Because thank you implies I went out of my way. The expectation is that a clerk or whatever is going to help you with your request, but the customer says thank you anyway as a polite fiction that the clerk did them a favor, so the clerk returns the politeness by stating that it was not a problem. People who respond “Why should there have been a problem?” are A)Overthinking it and B)Undercutting the politeness of their thank you.

Welcome, of course, dates back many centuries to willa meaning desire or wish and cuma meaning guest, so one who is welcome is a guest whose presence is desired, making its role as a response to thank you more than a little eyebrow-raising.

It seems that the polite response to “thank you” always has an underlying message that minimizes the donated efforts or contribution in order to avoid imposing a reciprocal obligation on the one doing the thanking.

“Thank you” seems, in a way, to be an acknowledgment of a debt. The polite response is to decline the debt by saying “It was nothing” or “[It was] No problem” or “De nada” or “Think nothing of it”.

“You are welcome” is less literally that, but I think it can be read that way.

Perhaps it started out like this:

“Thank you.”

“Your thanks are welcome.”

Basically, you’re saying that you appreciate their gratitude.

Double post. Stupid firewall.

I think it’s a nice sentiment. YMMV.

I think it means: “You’re welcome [to whatever gift or service I just gave to you].”

Example: Neighbor brings me a bottle of wine, as a gift.

Me: Thank you.
Neighbor: You’re welcome. [to the bottle of wine]

I think “Thank you” is short for “Thank you for your help/assistance/answer to my question/etc.” so “You’re welcome” is analogously short for “You are welcome to my help, etc.” (but I could be wrong)

Here’s a cite from 1779 The London Magazine, Or, Gentleman's Monthly Intelligencer - Google Books

in which one character replies “You’re welcome” to another character who said “Thank you”

Why in the hell am I hearing “no worries!” from all of the youngsters these days? I doubt they’re all Australian.

Only indirectly. The exchange is: the husband encourages the preacher to stay for one more glass of wine; the preacher praises the food and wine, then praises the wife, thanks the couple for the offer and then says that it might be OK to stay; the wife then repeats the offer for him to stay and have food and wine with them, then says that he is welcome to their “homely fare.” In other words, she in using the word in the traditional sense of welcoming him to their table, and not as a direct response to his “thank you.”

Yeah, you’re right.

I suspect that over time the use of “You’re welcome” in response to “Thank you for your hospitality” (and similar sentiments) evolved toward the more general use of “You’re welcome” but have no cite for this.

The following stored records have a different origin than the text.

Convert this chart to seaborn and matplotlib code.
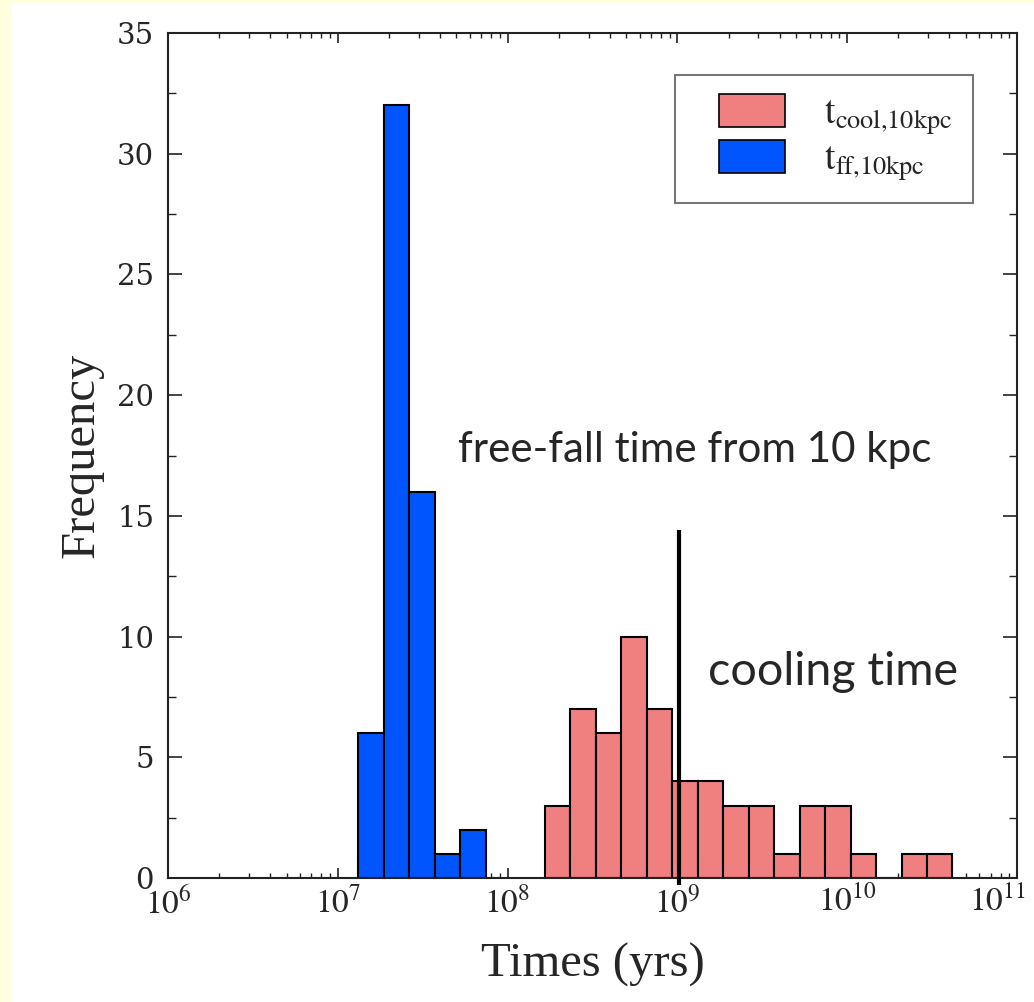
import numpy as np
import matplotlib
matplotlib.use("Agg")
import matplotlib.pyplot as plt
import matplotlib.transforms as mtransforms
import seaborn as sns
from matplotlib.patches import Rectangle, Patch
from matplotlib.legend_handler import HandlerPatch
from matplotlib.ticker import MultipleLocator, LogLocator, NullFormatter

# ---- data (log10 of time in yr for bin edges, counts per bin) ----
ff_edges_log = [7.12, 7.27, 7.42, 7.57, 7.72, 7.87]
ff_counts = [6, 32, 16, 1, 2]

cool_edges_log = [8.22, 8.37, 8.52, 8.67, 8.82, 8.97, 9.12, 9.27, 9.42,
                  9.57, 9.72, 9.87, 10.02, 10.17, 10.32, 10.47, 10.62]
cool_counts = [3, 7, 6, 10, 7, 4, 4, 3, 3, 1, 3, 3, 1, 0, 1, 1]

x_tick_values = [1e6, 1e7, 1e8, 1e9, 1e10, 1e11]
x_tick_labels = [r"$10^{6}$", r"$10^{7}$", r"$10^{8}$", r"$10^{9}$", r"$10^{10}$", r"$10^{11}$"]
y_tick_values = [0, 5, 10, 15, 20, 25, 30, 35]

cooling_time_marker = 1.02e9
legend_labels = [r"$\mathrm{t}_{\mathrm{cool{,}10kpc}}\enspace$", r"$\mathrm{t}_{\mathrm{ff{,}10kpc}}$"]
x_label = "Times (yrs)"
y_label = "Frequency"
ann_ff = "free-fall time from 10 kpc"
ann_cool = "cooling time"

pink = "#F08080"
blue = "#0055FF"

sns.set_style("ticks")
plt.rcParams["mathtext.fontset"] = "stix"
plt.rcParams["font.family"] = ["DejaVu Serif"]

fig = plt.figure(figsize=(10.34, 10.02), dpi=100)
fig.patch.set_facecolor("#FFFFE0")
fig.add_artist(Rectangle((12 / 1034, 0), 1, (1002 - 3) / 1002,
                         transform=fig.transFigure, facecolor="white",
                         edgecolor="none", zorder=-5))

ax = fig.add_axes([168 / 1034, (1002 - 878) / 1002, (1017 - 168) / 1034, (878 - 33) / 1002])


def centers(edges):
    e = np.asarray(edges)
    return 10 ** ((e[:-1] + e[1:]) / 2)


sns.histplot(x=centers(ff_edges_log), weights=ff_counts, bins=ff_edges_log,
             log_scale=True, color=blue, alpha=1, edgecolor="black",
             linewidth=1.5, ax=ax)
sns.histplot(x=centers(cool_edges_log), weights=cool_counts, bins=cool_edges_log,
             log_scale=True, color=pink, alpha=1, edgecolor="black",
             linewidth=1.5, ax=ax)

ax.set_xscale("log")
ax.set_xlim(1e6, 1e11)
ax.set_ylim(0, 35)

ax.plot([cooling_time_marker, cooling_time_marker], [-0.3, 14.4], color="black",
        lw=3, clip_on=False, solid_capstyle="butt", zorder=5)

# ticks
ax.set_xticks(x_tick_values)
ax.set_xticklabels(x_tick_labels)
ax.xaxis.set_minor_locator(LogLocator(base=10, subs=np.arange(2, 10), numticks=20))
ax.xaxis.set_minor_formatter(NullFormatter())
ax.set_yticks(y_tick_values)
ax.yaxis.set_minor_locator(MultipleLocator(2.5))
ax.tick_params(which="both", direction="in", top=True, right=True, color="#222222")
ax.tick_params(axis="x", which="major", length=7, width=1.2, labelsize=24, pad=6)
ax.tick_params(axis="x", which="minor", length=3.5, width=1.0)
ax.tick_params(axis="y", which="major", length=10, width=1.2, labelsize=21, pad=10)
ax.tick_params(axis="y", which="minor", length=5.5, width=1.0)
for lab in ax.get_yticklabels():
    lab.set_fontfamily("DejaVu Serif")
# the last x label sits a little inside the right edge, as in the original
last = ax.get_xticklabels()[-1]
last.set_transform(last.get_transform() + mtransforms.ScaledTranslation(-0.20, 0, fig.dpi_scale_trans))

for s in ax.spines.values():
    s.set_visible(True)
    s.set_linewidth(1.5)
    s.set_color("#222222")

ax.set_xlabel(x_label, fontsize=35, fontfamily="Liberation Serif", labelpad=16)
ax.set_ylabel(y_label, fontsize=35, fontfamily="Liberation Serif", labelpad=10)

# annotations
ax.text(10 ** 7.708, 17.23, ann_ff, fontsize=30.3, fontfamily="Lato", va="baseline", ha="left")
ax.text(10 ** 9.18, 8.0, ann_cool, fontsize=33.6, fontfamily="Lato", va="baseline", ha="left")


def make_rect(legend, orig_handle, xdescent, ydescent, width, height, fontsize):
    return Rectangle((-xdescent + 0.26 * width, -ydescent - 0.1 * height),
                     0.74 * width, 1.2 * height)


handles = [Patch(facecolor=pink, edgecolor="black", linewidth=1.2),
           Patch(facecolor=blue, edgecolor="black", linewidth=1.2)]
leg = ax.legend(handles, legend_labels, loc="upper right", bbox_to_anchor=(0.948, 0.950),
                borderaxespad=0, fontsize=27, frameon=True, fancybox=False,
                handlelength=2.37, handleheight=0.75, handletextpad=1.05,
                labelspacing=0.12, borderpad=0.55,
                handler_map={Patch: HandlerPatch(patch_func=make_rect)})
leg.get_frame().set_edgecolor("#555555")
leg.get_frame().set_linewidth(1.5)

fig.savefig("out.png", dpi=100)
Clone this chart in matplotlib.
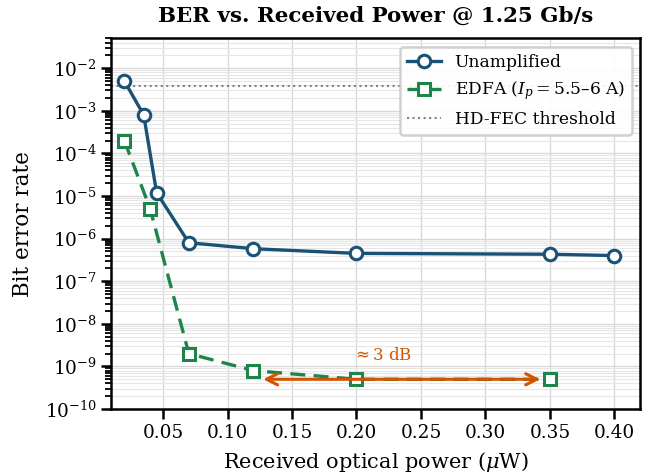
import matplotlib
matplotlib.use("Agg")
import matplotlib.pyplot as plt
import numpy as np

plt.rcParams['font.family'] = ['DejaVu Serif']
plt.rcParams['mathtext.fontset'] = 'dejavuserif'

# Data
power_unamp = [0.02, 0.035, 0.045, 0.07, 0.12, 0.20, 0.35, 0.40]
ber_unamp = [5e-3, 8e-4, 1.2e-5, 8e-7, 5.8e-7, 4.5e-7, 4.3e-7, 4.0e-7]
power_edfa = [0.02, 0.04, 0.07, 0.12, 0.20, 0.35]
ber_edfa = [2e-4, 5e-6, 2e-9, 8e-10, 5e-10, 5e-10]
hd_fec = 3.8e-3
xticks = [0.05, 0.10, 0.15, 0.20, 0.25, 0.30, 0.35, 0.40]

blue = '#1a5276'
green = '#1e8449'
orange = '#d35400'

fig, ax = plt.subplots(figsize=(6.48, 4.74), dpi=100)

ax.plot(power_unamp, ber_unamp, '-o', color=blue, lw=2.4, ms=9,
        mfc='white', mec=blue, mew=2.2, label='Unamplified', zorder=4)
ax.plot(power_edfa, ber_edfa, '--s', color=green, lw=2.4, ms=8,
        mfc='white', mec=green, mew=2.2, label=r'EDFA ($I_p = 5.5$–$6$ A)',
        dashes=(4.5, 2.5), zorder=4)
ax.axhline(hd_fec, color='grey', ls=':', lw=1.5, label='HD-FEC threshold', zorder=2)

ax.annotate('', xy=(0.12, 5e-10), xytext=(0.35, 5e-10),
            arrowprops=dict(arrowstyle='<->', color=orange, lw=2.2,
                            shrinkA=7, shrinkB=7, mutation_scale=20), zorder=5)
ax.text(0.22, 1.85e-9, r'$\approx 3$ dB', color=orange, ha='center', va='center',
        fontsize=12)

ax.set_yscale('log')
ax.set_xlim(0.01, 0.42)
ax.set_ylim(1e-10, 5e-2)
ax.set_xticks(xticks)
ax.set_xticklabels([f'{v:.2f}' for v in xticks])
ax.set_yticks([10.0**k for k in range(-10, -1)])

ax.grid(True, which='major', color='#d9d9d9', lw=1.0)
ax.grid(True, which='minor', axis='y', color='#e6e6e6', lw=0.8)
ax.set_axisbelow(True)

for s in ax.spines.values():
    s.set_linewidth(1.8)
ax.tick_params(which='major', length=7, width=1.8, labelsize=13.3)
ax.tick_params(which='minor', length=4, width=1.3)

ax.set_xlabel(r'Received optical power ($\mu$W)', fontsize=15, labelpad=6)
ax.set_ylabel('Bit error rate', fontsize=15.5, labelpad=8)
ax.set_title('BER vs. Received Power @ 1.25 Gb/s', fontsize=15.4, fontweight='bold', pad=12)

leg = ax.legend(loc='upper right', fontsize=12.3, framealpha=0.9, edgecolor='#cccccc',
                fancybox=True)
leg.get_frame().set_linewidth(1.8)

fig.subplots_adjust(left=0.172, right=0.988, top=0.919, bottom=0.137)
fig.savefig('out.png', dpi=100)
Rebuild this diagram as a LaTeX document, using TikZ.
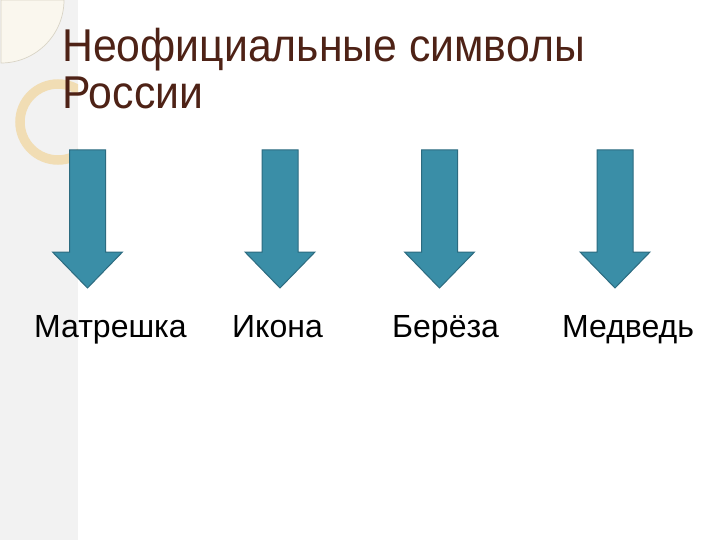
\documentclass[tikz,border=0pt]{standalone}
\usepackage{fontspec}
\setmainfont{Liberation Sans}
\usetikzlibrary{arrows.meta}
\definecolor{strip}{HTML}{F2F2F2}
\definecolor{cream}{HTML}{FAF7EE}
\definecolor{cornerline}{HTML}{D9D4C6}
\definecolor{ringc}{HTML}{F1DDB4}
\definecolor{titlec}{HTML}{4E2216}
\definecolor{arrowfill}{HTML}{3A8EA7}
\definecolor{arrowline}{HTML}{2C6B80}

\begin{document}
\begin{tikzpicture}[x=1pt, y=-1pt,
    lab/.style={anchor=base west, inner sep=0pt, font=\fontsize{32}{38}\selectfont},
    ttl/.style={anchor=base west, inner sep=0pt, text=titlec, font=\fontsize{46}{55}\selectfont},
    blockarrow/.style={fill=arrowfill, draw=arrowline, line width=1pt, line join=miter}]
  \useasboundingbox (0,0) rectangle (720,540);
  \fill[white] (0,0) rectangle (720,540);
  % left strip with its corner piece and ring
  \fill[strip] (0,0) rectangle (78,540);
  \filldraw[fill=cream, draw=cornerline, line width=0.7pt] (1,0) -- (64,0) arc (0:90:63) -- cycle;
  \begin{scope}
    \clip (0,60) rectangle (78,180);
    \draw[ringc, line width=9.5pt] (58,122) circle (38);
  \end{scope}
  % title
  \node[ttl] (title1) at (62,62) {\scalebox{0.93}[1]{Неофициальные символы}};
  \node[ttl] (title2) at (62,109) {\scalebox{0.93}[1]{России}};
  % arrows pointing down to the labels
  \foreach \cx in {87.5, 280, 439.5, 615}{
    \draw[blockarrow] (\cx-18,150) -- (\cx+18,150) -- (\cx+18,252) -- (\cx+35,252)
      -- (\cx,288) -- (\cx-35,252) -- (\cx-18,252) -- cycle;
  }
  \foreach \x/\name/\txt in {34/matr/Матрешка, 232/ikona/Икона, 392/bereza/Берёза, 562/medved/Медведь}{
    \node[lab] (\name) at (\x,337) {\txt};
  }
\end{tikzpicture}
\end{document}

Perhaps they are Californian, as I have been earnestly assured by several Americans that “No worries” is a Californian phrase that dates all the way back to at least the late 1980s.

There’s an interesting evolution on “good bye”. It originally was “God be with you” and it often became shortened to “God be”.

At the same time, there were various ritual greetings based on time - things like “good day,” “good night,” “good morning,” “good afternoon,” and “good evening” (all with the implied “have a…”). As a result of all these other ritual phrases that started with good, the God in “God be” got transformed into good as well and “God be” became “good bye”.

So it’s possible a similar transformation occurred in “you’re welcome” and it might have started out as a different phrase.

I think I started an actual thread on just this, when/where “no worries” came about. In my memory it sounded California/'80s, but a ton of Aussies wrote in that that they’ve been using it since the Stone Age.

Also, if you don’t like “no prob,” just switch to “no problemo.” I bet thats from California/80s, like the Terminator.